[start SUPPLIED INFORMATION]
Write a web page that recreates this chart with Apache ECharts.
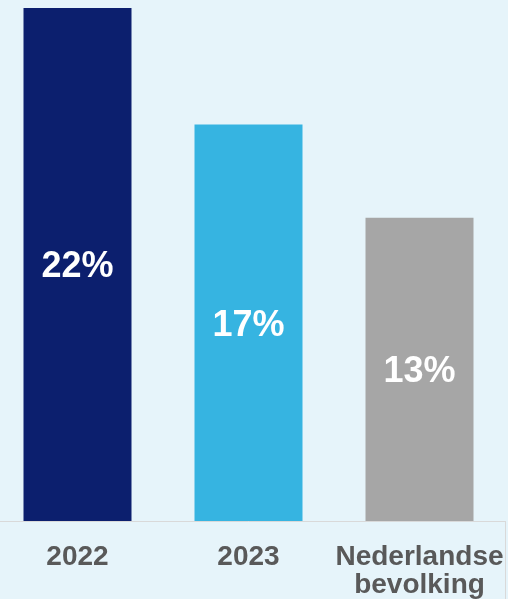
<!DOCTYPE html>
<html>
<head>
<meta charset="utf-8">
<script src="https://cdn.jsdelivr.net/npm/echarts@6/dist/echarts.min.js"></script>
<style>
html,body{margin:0;padding:0;background:#ffffff;}
#wrap{width:508px;height:599px;background:#e6f4fa;overflow:hidden;position:relative;}
#chart{position:absolute;left:-8px;top:0;width:516px;height:599px;}
</style>
</head>
<body>
<div id="wrap"><div id="chart"></div></div>
<script>
var categories = ['2022', '2023', 'Nederlandse\nbevolking'];
var values = [22, 17, 13];
var barColors = ['#0c1f6e', '#36b4e1', '#a6a6a6'];

var chart = echarts.init(document.getElementById('chart'), null, {renderer: 'canvas'});
chart.setOption({
  backgroundColor: 'transparent',
  animation: false,
  grid: {left: 0, right: 3, top: 8, bottom: 78, containLabel: false},
  xAxis: {
    type: 'category',
    data: categories,
    axisLine: {show: true, lineStyle: {color: '#d9d9d9', width: 1}},
    axisTick: {show: false},
    axisLabel: {
      interval: 0,
      margin: 22,
      color: '#595959',
      fontFamily: 'Liberation Sans, Arial, sans-serif',
      fontWeight: 'bold',
      fontSize: 28,
      lineHeight: 28
    }
  },
  yAxis: {
    type: 'value',
    min: 0,
    max: 22,
    show: false,
    splitLine: {show: false}
  },
  graphic: [{
    type: 'line',
    shape: {x1: 513.5, y1: 521, x2: 513.5, y2: 599},
    style: {stroke: '#d9d9d9', lineWidth: 1}
  }],
  series: [{
    type: 'bar',
    barWidth: 108,
    data: values.map(function (v, i) {
      return {value: v, itemStyle: {color: barColors[i]}};
    }),
    label: {
      show: true,
      position: 'inside',
      offset: [0, 3],
      formatter: '{c}%',
      color: '#ffffff',
      fontFamily: 'Liberation Sans, Arial, sans-serif',
      fontWeight: 'bold',
      fontSize: 36
    }
  }]
});
</script>
</body>
</html>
[end SUPPLIED INFORMATION]
## AIM
Take the material above from its first line through the line holding "var barColors = ['#0c1f6e', '#36b4e1', '#a6a6a6'];" and set it down exactly, without the pictures.

## EXERCISE SOLUTION
Write a web page that recreates this chart with Apache ECharts.
<!DOCTYPE html>
<html>
<head>
<meta charset="utf-8">
<script src="https://cdn.jsdelivr.net/npm/echarts@6/dist/echarts.min.js"></script>
<style>
html,body{margin:0;padding:0;background:#ffffff;}
#wrap{width:508px;height:599px;background:#e6f4fa;overflow:hidden;position:relative;}
#chart{position:absolute;left:-8px;top:0;width:516px;height:599px;}
</style>
</head>
<body>
<div id="wrap"><div id="chart"></div></div>
<script>
var categories = ['2022', '2023', 'Nederlandse\nbevolking'];
var values = [22, 17, 13];
var barColors = ['#0c1f6e', '#36b4e1', '#a6a6a6'];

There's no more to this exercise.